PART B (weighting 70%)
Whilst there will be duplication of the initial stages of the analysis, it is expected that there will now be more rigour applied to the analysis in view of the availability of the feedback from Part A. This part also involves the analysis of a new data set.
STEP 1 (5 %)
Decide on the model to be analysed
- choice of variables and whether lags are to be included
- ‘a priori’ signs of the parameters i.e. anticipated sign of the slope coefficients or betas
- mathematical form of the relationship
- availability of suitable data
- transformation/scaling of the data
STEP 2 (10%)
Check the integrity of the data
- detection of outliers
- detection of influential observations or points of leverage
- tests for stability of the coefficients e.g. structural break
- take corrective action if necessary
Use plots of standardised residuals against the explanatory variables, plots of HI, COOKD, DFITS etc. Plots of standardised residuals/residuals can also indicate a problem with the structure e.g. non-linear relationship, structural breaks.
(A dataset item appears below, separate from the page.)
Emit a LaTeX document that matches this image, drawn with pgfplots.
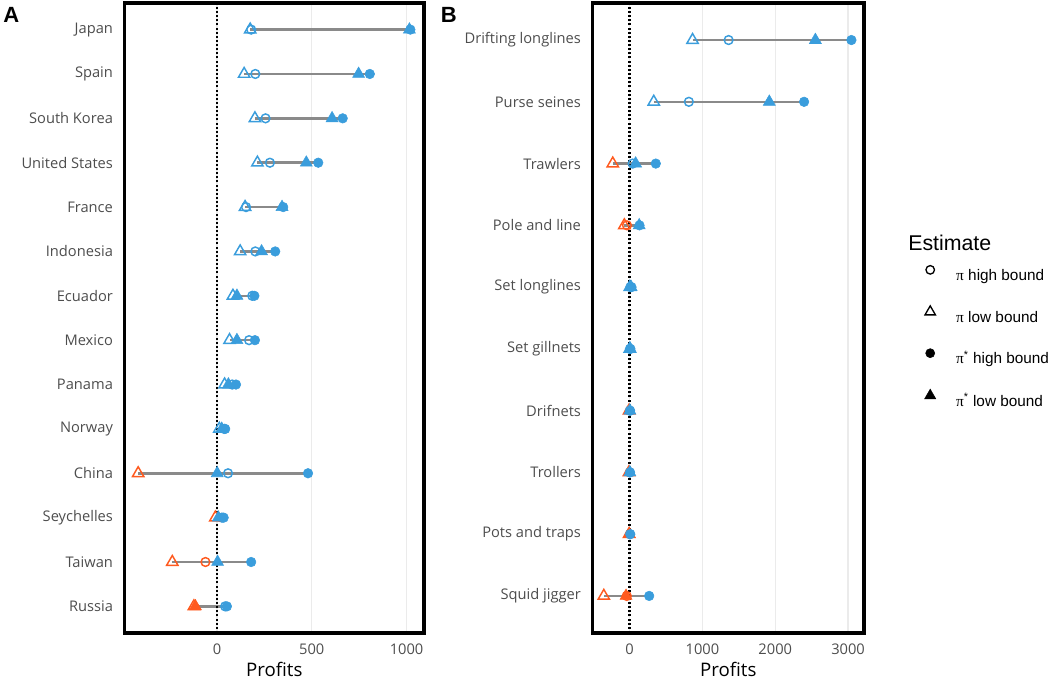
\documentclass[border=0pt]{standalone}
\usepackage{fontspec}
\setmainfont{Liberation Sans}
\newfontfamily\axisfont{Open Sans}
\newfontfamily\pifont{Liberation Serif}
\usepackage{pgfplots}
\pgfplotsset{compat=1.18}
\usepackage{pgfplotstable}

\definecolor{posblue}{HTML}{3A9DDC}
\definecolor{negorange}{HTML}{FF5A1F}
\definecolor{seggray}{HTML}{8A8A8A}
\definecolor{gridgray}{HTML}{EBEBEB}
\definecolor{ticktext}{HTML}{4D4D4D}

% columns: pi high, pi low, pi* high, pi* low
\pgfplotstableread{
y  phi  plo   pshi  pslo
14 180  175   1020  1015
13 202  143   806   747
12 256  200   663   607
11 279  213   534   471
10 153  148   349   343
9  202  122   307   235
8  186  84    197   105
7  169  66    200   105
6  80   40    100   60
5  38   12    43    25
4  58   -416  480   1
3  26   -9    35    7
2  -61  -236  180   3
1  43   -122  52    -114
}\countries

\pgfplotstableread{
y  phi   plo   pshi  pslo
10 1359  864   3046  2551
9  813   331   2396  1918
8  41    -232  359   82
7  -37   -73   135   131
6  10    3     25    20
5  5     2     10    8
4  2     -8    5     3
3  2     -10   5     3
2  3     -8    8     -5
1  -40   -355  268   -50
}\gears

\pgfplotsset{
  panel/.style={
    scale only axis, height=472.5pt, anchor=south west,
    axis line style={line width=2.5pt},
    xmajorgrids, grid style={gridgray, line width=1pt},
    major tick length=0pt, tick style={draw=none},
    tick label style={font=\axisfont\fontsize{11}{13}\selectfont, text=ticktext, inner sep=0pt},
    xticklabel style={yshift=-8pt},
    yticklabel style={xshift=-8.5pt},
    xlabel={Profits},
    xlabel style={at={(axis description cs:0.5,0)}, anchor=base, yshift=-33pt,
      font=\axisfont\fontsize{14}{16}\selectfont},
  },
  neg/.style={negorange, forget plot, restrict x to domain=-10000:-0.01},
  pos/.style={posblue, forget plot, restrict x to domain=0:10000},
  ocirc/.style={only marks, mark=o, mark size=3.3pt, line width=1.1pt},
  otri/.style={only marks, mark=triangle, mark size=4.9pt, line width=1.1pt},
  fcirc/.style={only marks, mark=*, mark size=3.6pt, line width=0.4pt},
  ftri/.style={only marks, mark=triangle*, mark size=5.2pt, line width=0.4pt},
  seg/.style={seggray, line width=1.9pt, unbounded coords=jump, forget plot},
  zeroline/.style={black, line width=2pt, dash pattern=on 1.5pt off 1.6pt, forget plot},
}

\newcommand\estimates[1]{%
  \addplot[ocirc, neg] table[x=phi, y=y] {#1};
  \addplot[ocirc, pos] table[x=phi, y=y] {#1};
  \addplot[otri, neg] table[x=plo, y=y] {#1};
  \addplot[otri, pos] table[x=plo, y=y] {#1};
  \addplot[ftri, neg] table[x=pslo, y=y] {#1};
  \addplot[ftri, pos] table[x=pslo, y=y] {#1};
  \addplot[fcirc, neg] table[x=pshi, y=y] {#1};
  \addplot[fcirc, pos] table[x=pshi, y=y] {#1};
}

\begin{document}
\begin{tikzpicture}
\path[use as bounding box] (0,0) rectangle (787.5pt,510pt);

\begin{axis}[panel, at={(93.4pt,35.25pt)}, width=224.6pt,
  xmin=-488, xmax=1092, ymin=0.4, ymax=14.6,
  xtick={0,500,1000}, xticklabels={0,500,1000},
  ytick={1,...,14},
  yticklabels={Russia,Taiwan,Seychelles,China,Norway,Panama,Mexico,Ecuador,Indonesia,France,United States,South Korea,Spain,Japan}]
\addplot[seg] coordinates {
  (175,14) (1020,14) (nan,14)
  (143,13) (806,13) (nan,13)
  (200,12) (663,12) (nan,12)
  (213,11) (534,11) (nan,11)
  (148,10) (349,10) (nan,10)
  (122,9) (307,9) (nan,9)
  (84,8) (197,8) (nan,8)
  (66,7) (200,7) (nan,7)
  (40,6) (100,6) (nan,6)
  (12,5) (43,5) (nan,5)
  (-416,4) (480,4) (nan,4)
  (-9,3) (35,3) (nan,3)
  (-236,2) (180,2) (nan,2)
  (-122,1) (52,1)
};
\estimates{\countries}
\addplot[zeroline] coordinates {(0,0.4) (0,14.6)};
\end{axis}

\begin{axis}[panel, at={(444.4pt,35.25pt)}, width=203.6pt,
  xmin=-510, xmax=3219, ymin=0.4, ymax=10.6,
  xtick={0,1000,2000,3000}, xticklabels={0,1000,2000,3000},
  ytick={1,...,10},
  yticklabels={Squid jigger,Pots and traps,Trollers,Drifnets,Set gillnets,Set longlines,Pole and line,Trawlers,Purse seines,Drifting longlines},
  legend style={at={(axis description cs:1.2012,0.5853)}, anchor=north west,
    draw=none, fill=none, inner sep=0pt, row sep=19pt, column sep=11pt,
    nodes={inner sep=0pt, text height=8pt, text depth=0pt, font=\fontsize{11.5}{13}\selectfont}},
  legend cell align=left,
  legend image code/.code={\path[draw=none, fill=none] (0pt,0pt) rectangle (17pt,8pt); \draw[#1] plot coordinates {(8.5pt,4pt)};}]
\addlegendimage{only marks, mark=o, mark size=3.2pt, line width=1pt, black}
\addlegendentry{{\pifont π} high bound}
\addlegendimage{only marks, mark=triangle, mark size=4.5pt, line width=1pt, black}
\addlegendentry{{\pifont π} low bound}
\addlegendimage{only marks, mark=*, mark size=3.4pt, black}
\addlegendentry{{\pifont π}\textsuperscript{*} high bound}
\addlegendimage{only marks, mark=triangle*, mark size=4.8pt, black}
\addlegendentry{{\pifont π}\textsuperscript{*} low bound}
\addplot[seg] coordinates {
  (864,10) (3046,10) (nan,10)
  (331,9) (2396,9) (nan,9)
  (-232,8) (359,8) (nan,8)
  (-73,7) (135,7) (nan,7)
  (3,6) (25,6) (nan,6)
  (2,5) (10,5) (nan,5)
  (-8,4) (5,4) (nan,4)
  (-10,3) (5,3) (nan,3)
  (-8,2) (8,2) (nan,2)
  (-355,1) (268,1)
};
\estimates{\gears}
\addplot[zeroline] coordinates {(0,0.4) (0,10.6)};
\end{axis}

\node[anchor=base west, inner sep=0pt, font=\bfseries\fontsize{16.5}{18}\selectfont] at (2.25pt,492.75pt) {A};
\node[anchor=base west, inner sep=0pt, font=\bfseries\fontsize{16.5}{18}\selectfont] at (330.5pt,492.75pt) {B};
\node[anchor=base west, inner sep=0pt, font=\fontsize{16}{18}\selectfont] at (681pt,321.75pt) {Estimate};
\end{tikzpicture}
\end{document}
Normality test of residuals can also be useful for detecting problems either in the data or with the choice of variables.
STEP 3 (25 %)
Full interpretation of regression results
- correct sign of the coefficients
- high R squared adjusted for multiple regression
- significant F ratio (model fits the data)
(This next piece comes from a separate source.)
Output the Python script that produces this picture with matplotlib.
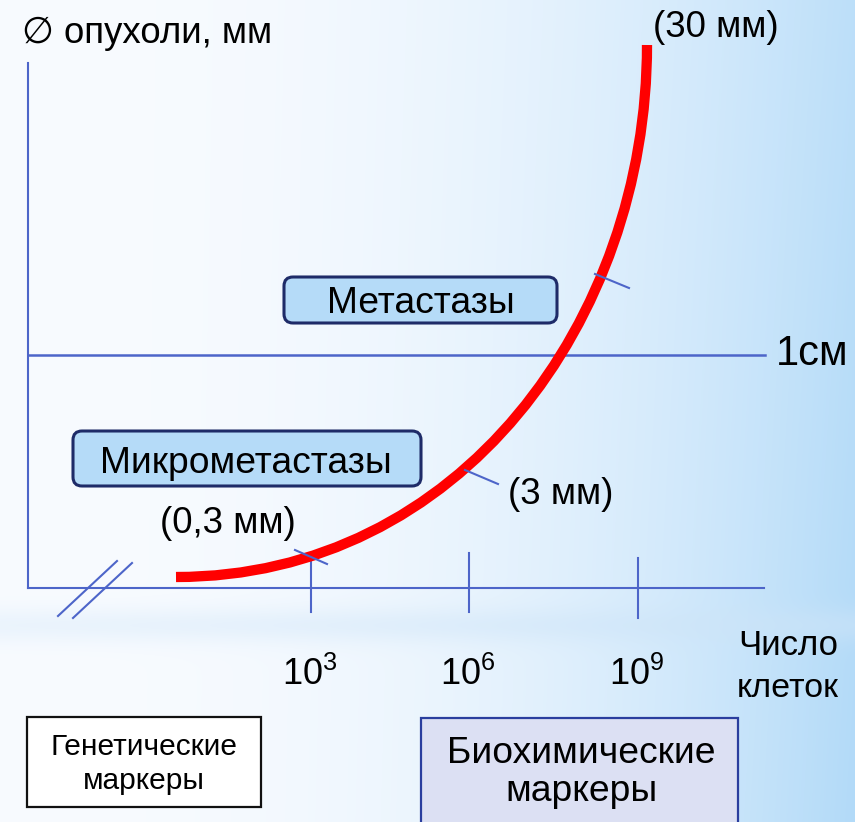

- significant t ratios for the coefficients (model contains relevant explanatory
variables)
- low error sum of squares
- Durbin-Watson near 2
- normality test not rejected
- evidence of influential observations
- evidence of non-linearity
- construction of confidence intervals for the coefficients where applicable
- stability of coefficients (Chow test)
- forecasting (possible use of PRED)
- confidence and prediction intervals for forecasts
- could consider use of hold-out sample if there is enough data in order to test the forecasting accuracy of the model (might be left to last if revision of model takes place)
STEP 4 (50 %)
Check that the regression assumptions have been met
- normality of residuals (Anderson-Darling etc, Jarque-Berra test, plus others)
- Multicollinearity (Correlation, VIF, high R square and low t-ratios, auxiliary
regression)
- Heteroscedasticity (plot of residuals against explanatory variables, White’s test,
Breusch-Pagan test, Park Test, Goldfield-Quandt Test etc)
- Autocorrelation (Time series plot of residuals, DW, Correlogram, Ljung-Box
Statistic, LM test etc)
-Ramsey test for model misspecification
- Revision of model in the light of the results, use of WALD Test and information criteria, re-testing of regression assumptions.
STEP 5 (10%)
A sensible conclusion and statement of findings together with any limitations etc of the analysis found.
There are also many other procedures and tests that can be undertaken in addition to the above. These are only meant as guidelines.
The marks allocated are only indicative as it is the overall approach which is important. So strengths in some areas may out way weaknesses or mistakes in others.